とりもなおさず、一応「お上」が作成したものだけに一般消費者、官公庁(実はここが問題!)には信頼されることが多い土地の時価(評価額)と言えるでしょう。

ただし問題点もあります。まず評価の基準となる土地は、現在3万箇所あまり。やはり場所が限られていることから、実務上使いづらく、またその選定にも疑問があります(後述します)。また評価には時間がかかるため、実勢価格とは2年ほどずれてしまいます。

土地の公示価格制度は、昭和54年に始まりました。当初国土庁は「地価抑制」の目的を併せ持っていたため、必然的に実勢価格よりも低い評価となり、だいたい相場の4~5割り程度の評価額にとどまっていました。

そうなると世間の信頼度は低下するため、国土庁は「評価替え」という手法を行使して、公示価格をすこしずつ引き上げていきました。いかなる基準で基準となる土地の変更をしたのかは、官僚の判断次第だったようで、これが後々大問題となります。一時期日経平均だかなんだかで、選定する株式の入れ替えをやったところ、おおいに信頼度を下げたことが株式市場でもありました。時の大蔵大臣からも批判されていたと記憶しています。しかし、公示価格の評価替えに関しては一部のメディア(たしか週刊エコミストだった)が騒いだときも、国土庁は違法性なしとして誤りを認めなかった。

不動産バブルの始まりと終焉、異常な土地価格急上昇とその後の急落は、なんと実勢価格よりも高額な公示価格を生み出してしまいました。この影響はかなり大きいといわざる得ない。
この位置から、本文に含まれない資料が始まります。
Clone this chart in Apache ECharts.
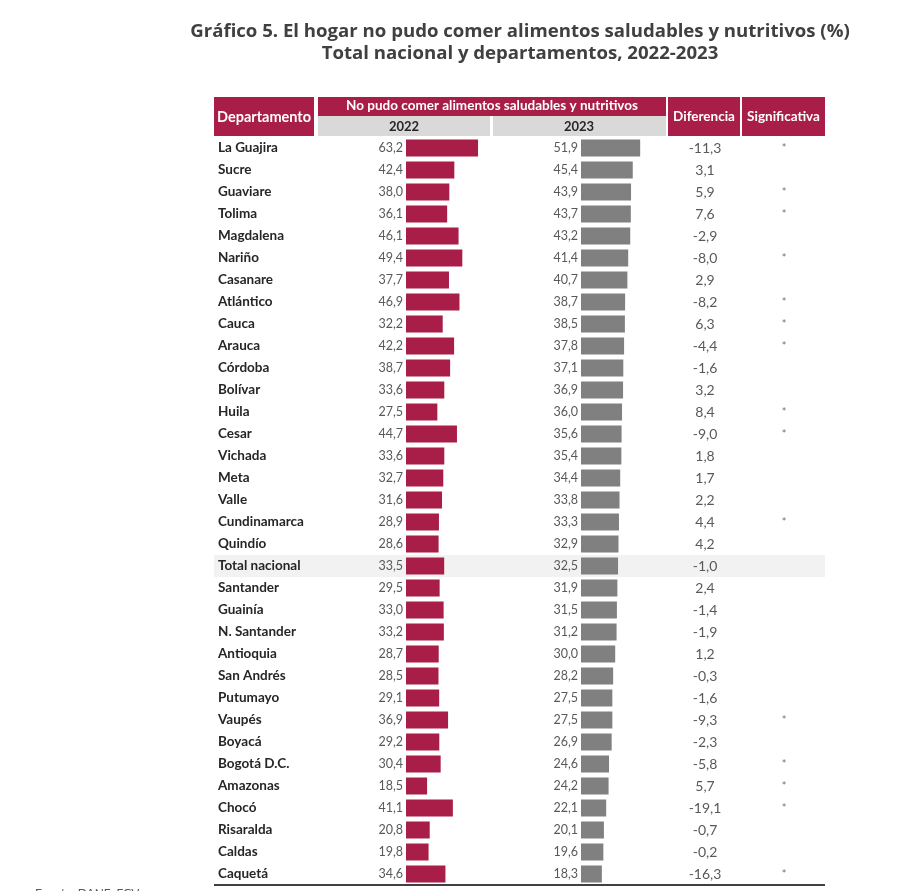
<!DOCTYPE html>
<html>
<head>
<meta charset="utf-8">
<script src="https://cdn.jsdelivr.net/npm/echarts@6/dist/echarts.min.js"></script>
<style>html,body{margin:0;padding:0;background:#fff}#c{width:906px;height:891px}</style>
</head>
<body>
<div id="c"></div>
<script>
const departamentos = ['La Guajira','Sucre','Guaviare','Tolima','Magdalena','Nariño','Casanare','Atlántico','Cauca','Arauca','Córdoba','Bolívar','Huila','Cesar','Vichada','Meta','Valle','Cundinamarca','Quindío','Total nacional','Santander','Guainía','N. Santander','Antioquia','San Andrés','Putumayo','Vaupés','Boyacá','Bogotá D.C.','Amazonas','Chocó','Risaralda','Caldas','Caquetá'];
const valores2022 = [63.2,42.4,38.0,36.1,46.1,49.4,37.7,46.9,32.2,42.2,38.7,33.6,27.5,44.7,33.6,32.7,31.6,28.9,28.6,33.5,29.5,33.0,33.2,28.7,28.5,29.1,36.9,29.2,30.4,18.5,41.1,20.8,19.8,34.6];
const valores2023 = [51.9,45.4,43.9,43.7,43.2,41.4,40.7,38.7,38.5,37.8,37.1,36.9,36.0,35.6,35.4,34.4,33.8,33.3,32.9,32.5,31.9,31.5,31.2,30.0,28.2,27.5,27.5,26.9,24.6,24.2,22.1,20.1,19.6,18.3];
const diferencia = [-11.3,3.1,5.9,7.6,-2.9,-8.0,2.9,-8.2,6.3,-4.4,-1.6,3.2,8.4,-9.0,1.8,1.7,2.2,4.4,4.2,-1.0,2.4,-1.4,-1.9,1.2,-0.3,-1.6,-9.3,-2.3,-5.8,5.7,-19.1,-0.7,-0.2,-16.3];
const significativa = ['*','','*','*','','*','','*','*','*','','','*','*','','','','*','','','','','','','','','*','','*','*','*','','','*'];

const fmt = v => v.toFixed(1).replace('.', ',');
const FONT = 'Lato';
const CRIMSON = '#A81E48';
const GREYBAR = '#808080';
const TXT = '#595959';

const rowTop = 137, rowH = 22, n = departamentos.length;
const gridH = rowH * n;
const totalIdx = departamentos.indexOf('Total nacional');

function grid(left, width) { return {left: left, width: width, top: rowTop, height: gridH, containLabel: false}; }
function hiddenX(idx, max) { return {gridIndex: idx, type: 'value', min: 0, max: max, show: false}; }
function catY(idx, labelCfg) {
  return Object.assign({
    gridIndex: idx, type: 'category', inverse: true, data: departamentos,
    axisLine: {show: false}, axisTick: {show: false}, splitLine: {show: false}
  }, labelCfg);
}

const option = {
  animation: false,
  backgroundColor: '#fff',
  title: [
    {text: 'Gráfico 5. El hogar no pudo comer alimentos saludables y nutritivos (%)', left: 515, top: 17, textAlign: 'center',
     textStyle: {fontFamily: 'Open Sans', fontWeight: 'bold', fontSize: 18.6, color: '#404040'}},
    {text: 'Total nacional y departamentos, 2022-2023', left: 515, top: 39, textAlign: 'center',
     textStyle: {fontFamily: 'Open Sans', fontWeight: 'bold', fontSize: 18.6, color: '#404040'}}
  ],
  grid: [grid(406, 114), grid(581, 114), grid(705, 0), grid(784, 0)],
  xAxis: [hiddenX(0, 100), hiddenX(1, 100), hiddenX(2, 1), hiddenX(3, 1)],
  yAxis: [
    catY(0, {axisLabel: {show: true, align: 'left', margin: 188, fontFamily: FONT, fontWeight: 'bold', fontSize: 13.5, color: '#262626'}}),
    catY(1, {axisLabel: {show: false}}),
    catY(2, {axisLabel: {show: true, align: 'center', margin: 0, fontFamily: FONT, fontSize: 14, color: TXT,
      formatter: (v, i) => fmt(diferencia[i])}}),
    catY(3, {axisLabel: {show: true, align: 'center', margin: 0, fontFamily: FONT, fontSize: 11, color: '#707070',
      formatter: (v, i) => significativa[i]}})
  ],
  graphic: [
    {type: 'rect', shape: {x: 214, y: rowTop + totalIdx * rowH, width: 611, height: rowH}, style: {fill: '#F2F2F2'}, z: -10},
    {type: 'rect', shape: {x: 214, y: 97, width: 100, height: 39}, style: {fill: CRIMSON}},
    {type: 'text', x: 264, y: 117, style: {text: 'Departamento', fill: '#fff', font: 'bold 14.5px Lato', align: 'center', verticalAlign: 'middle'}},
    {type: 'rect', shape: {x: 318, y: 97, width: 348, height: 19}, style: {fill: CRIMSON}},
    {type: 'text', x: 492, y: 106, style: {text: 'No pudo comer alimentos saludables y nutritivos', fill: '#fff', font: 'bold 13.5px Lato', align: 'center', verticalAlign: 'middle'}},
    {type: 'rect', shape: {x: 318, y: 116, width: 172, height: 20}, style: {fill: '#D9D9D9'}},
    {type: 'text', x: 404, y: 126.5, style: {text: '2022', fill: '#262626', font: 'bold 13px Lato', align: 'center', verticalAlign: 'middle'}},
    {type: 'rect', shape: {x: 493, y: 116, width: 173, height: 20}, style: {fill: '#D9D9D9'}},
    {type: 'text', x: 579, y: 126.5, style: {text: '2023', fill: '#262626', font: 'bold 13px Lato', align: 'center', verticalAlign: 'middle'}},
    {type: 'rect', shape: {x: 668, y: 97, width: 72, height: 39}, style: {fill: CRIMSON}},
    {type: 'text', x: 704, y: 117, style: {text: 'Diferencia', fill: '#fff', font: 'bold 13.5px Lato', align: 'center', verticalAlign: 'middle'}},
    {type: 'rect', shape: {x: 742, y: 97, width: 83, height: 39}, style: {fill: CRIMSON}},
    {type: 'text', x: 783.5, y: 117, style: {text: 'Significativa', fill: '#fff', font: 'bold 13.5px Lato', align: 'center', verticalAlign: 'middle'}},
    {type: 'line', shape: {x1: 214, y1: rowTop + gridH, x2: 825, y2: rowTop + gridH}, style: {stroke: '#000', lineWidth: 1.5}},
    {type: 'text', x: 35, y: 887, style: {text: 'Fuente: DANE, ECV', fill: '#595959', font: '12px Lato', verticalAlign: 'top'}}
  ],
  series: [
    {type: 'bar', xAxisIndex: 0, yAxisIndex: 0, data: valores2022, barWidth: 17,
     itemStyle: {color: CRIMSON},
     label: {show: true, position: 'left', distance: 3, formatter: p => fmt(p.value), fontFamily: FONT, fontSize: 12.5, color: TXT}},
    {type: 'bar', xAxisIndex: 1, yAxisIndex: 1, data: valores2023, barWidth: 17,
     itemStyle: {color: GREYBAR},
     label: {show: true, position: 'left', distance: 3, formatter: p => fmt(p.value), fontFamily: FONT, fontSize: 12.5, color: TXT}}
  ]
};
echarts.init(document.getElementById('c')).setOption(option);
</script>
</body>
</html>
まず固定資産税が急激に上昇した。都心の地主さんたちは大慌て。現在の固定資産税は昭和六十年代の4倍くらいに跳ね上がっています。時価が下がっているのに、固定資産税評価額は高止まりしているわけで、行政側すら説明できず困っているありさま。まあ、地方自治体の重要な財源となっているため、急激に下げられない事情もあるようです。

さらに困った立場に追い込まれたのが国税局。公示価格は当然、路線価評価額にも大きな影響を与えており、やはり実勢価格よりも路線価が高いケースが出てきた。この土地を物納されたものだから、いざ競売等で処分すると、必ず売却損が出る始末。こうなると今まで否定してきた不動産鑑定士による土地評価額を認めることもある(時価が路線価を大幅に上回っている場合)と通達を出して、我々を大いに驚かせてくれたものです。

そんなわけで私個人は、公示価格を参考にすることはほとんどなく、むしろ「公示価格は破綻している」と考えています。